- Dataset records -
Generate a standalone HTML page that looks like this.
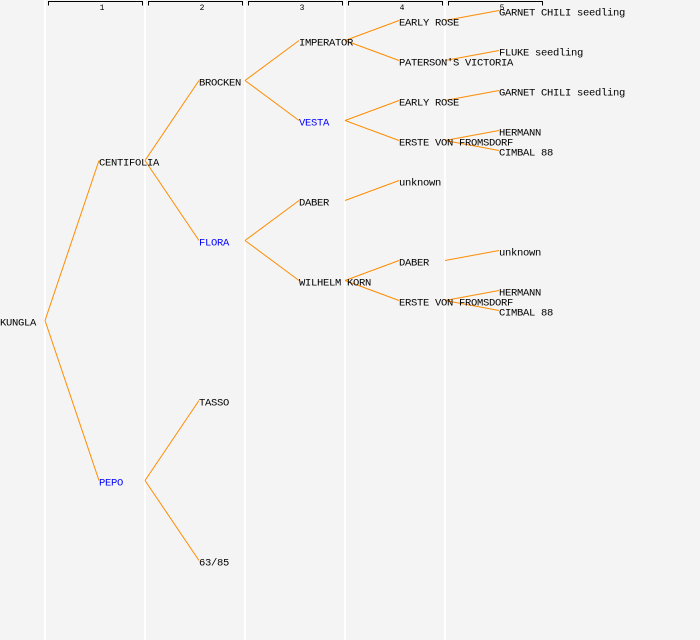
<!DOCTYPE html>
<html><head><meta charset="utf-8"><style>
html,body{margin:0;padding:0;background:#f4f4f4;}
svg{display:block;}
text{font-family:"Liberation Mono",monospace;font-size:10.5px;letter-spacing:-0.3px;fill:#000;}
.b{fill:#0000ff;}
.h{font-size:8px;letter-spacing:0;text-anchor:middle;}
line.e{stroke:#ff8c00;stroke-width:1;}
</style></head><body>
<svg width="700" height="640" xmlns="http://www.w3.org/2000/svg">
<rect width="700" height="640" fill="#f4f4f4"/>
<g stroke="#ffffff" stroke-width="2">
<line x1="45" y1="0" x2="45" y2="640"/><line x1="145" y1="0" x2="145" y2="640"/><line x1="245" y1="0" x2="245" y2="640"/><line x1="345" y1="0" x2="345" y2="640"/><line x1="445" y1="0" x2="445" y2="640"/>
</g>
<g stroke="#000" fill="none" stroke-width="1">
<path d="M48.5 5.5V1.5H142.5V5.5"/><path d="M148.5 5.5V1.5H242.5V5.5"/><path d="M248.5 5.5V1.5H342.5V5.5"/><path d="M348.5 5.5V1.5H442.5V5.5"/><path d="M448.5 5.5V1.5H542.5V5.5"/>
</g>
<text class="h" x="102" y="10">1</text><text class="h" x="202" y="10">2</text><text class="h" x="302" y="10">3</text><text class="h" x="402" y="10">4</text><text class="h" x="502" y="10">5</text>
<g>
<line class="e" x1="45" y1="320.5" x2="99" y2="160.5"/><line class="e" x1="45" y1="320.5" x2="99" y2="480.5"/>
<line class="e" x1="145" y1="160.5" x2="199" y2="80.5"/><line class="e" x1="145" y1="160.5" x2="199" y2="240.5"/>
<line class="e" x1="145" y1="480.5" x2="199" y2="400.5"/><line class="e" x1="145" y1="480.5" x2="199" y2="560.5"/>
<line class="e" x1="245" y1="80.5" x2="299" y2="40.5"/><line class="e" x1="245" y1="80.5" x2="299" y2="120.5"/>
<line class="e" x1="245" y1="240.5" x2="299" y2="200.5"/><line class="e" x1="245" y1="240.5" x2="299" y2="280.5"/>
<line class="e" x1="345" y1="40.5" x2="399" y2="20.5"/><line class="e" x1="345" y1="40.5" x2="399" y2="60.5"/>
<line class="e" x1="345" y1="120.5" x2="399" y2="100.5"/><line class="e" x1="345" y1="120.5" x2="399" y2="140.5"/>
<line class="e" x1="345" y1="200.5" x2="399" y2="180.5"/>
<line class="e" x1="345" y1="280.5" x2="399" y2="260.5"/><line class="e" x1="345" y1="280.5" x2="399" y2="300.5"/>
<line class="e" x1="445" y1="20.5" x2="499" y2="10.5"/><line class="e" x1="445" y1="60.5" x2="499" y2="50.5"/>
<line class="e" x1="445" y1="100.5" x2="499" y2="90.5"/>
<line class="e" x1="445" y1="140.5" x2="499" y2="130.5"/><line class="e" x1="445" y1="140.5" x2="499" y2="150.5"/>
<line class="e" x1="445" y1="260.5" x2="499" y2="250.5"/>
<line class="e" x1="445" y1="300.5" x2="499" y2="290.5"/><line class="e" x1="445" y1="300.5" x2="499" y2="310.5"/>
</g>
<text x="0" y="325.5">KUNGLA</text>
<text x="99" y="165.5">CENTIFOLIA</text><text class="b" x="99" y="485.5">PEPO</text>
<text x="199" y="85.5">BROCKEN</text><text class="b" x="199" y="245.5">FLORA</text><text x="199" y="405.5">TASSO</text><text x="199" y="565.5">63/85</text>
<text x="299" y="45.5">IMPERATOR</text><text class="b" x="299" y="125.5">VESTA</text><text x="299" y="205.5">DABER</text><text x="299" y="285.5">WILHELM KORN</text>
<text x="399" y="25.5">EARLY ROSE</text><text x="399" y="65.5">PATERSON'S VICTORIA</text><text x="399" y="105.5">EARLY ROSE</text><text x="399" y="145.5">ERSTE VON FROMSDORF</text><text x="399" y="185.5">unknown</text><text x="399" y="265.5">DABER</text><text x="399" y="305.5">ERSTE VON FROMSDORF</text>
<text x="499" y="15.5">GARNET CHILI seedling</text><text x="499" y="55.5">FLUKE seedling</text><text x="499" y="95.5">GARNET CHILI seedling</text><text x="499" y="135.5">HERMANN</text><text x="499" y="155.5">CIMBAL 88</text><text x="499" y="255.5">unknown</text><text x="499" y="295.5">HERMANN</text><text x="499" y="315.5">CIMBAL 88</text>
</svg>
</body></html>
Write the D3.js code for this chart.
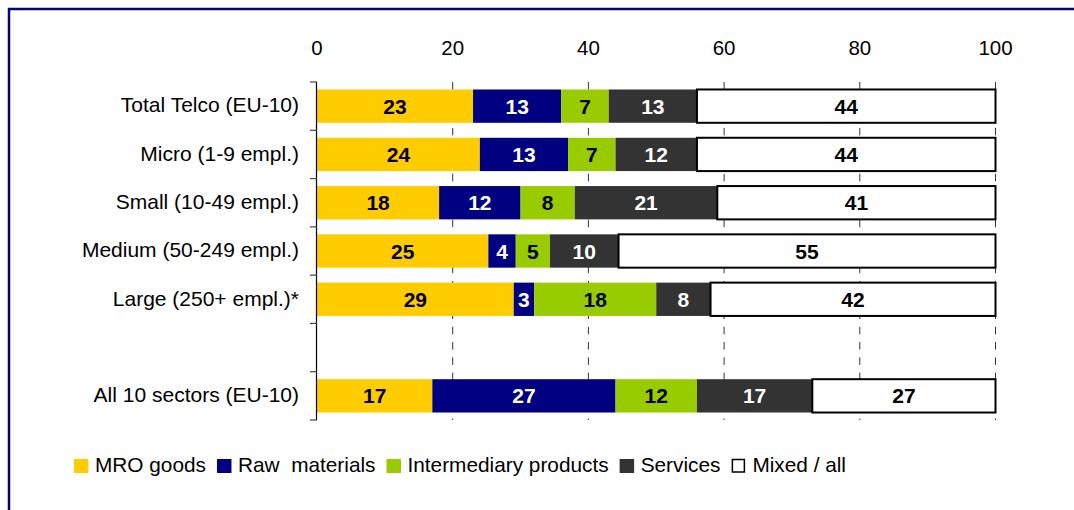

- Given problem -
Show, from the material above, each line that includes the string "this".

- Solution -
Generate a standalone HTML page that looks like this.
Write the D3.js code for this chart.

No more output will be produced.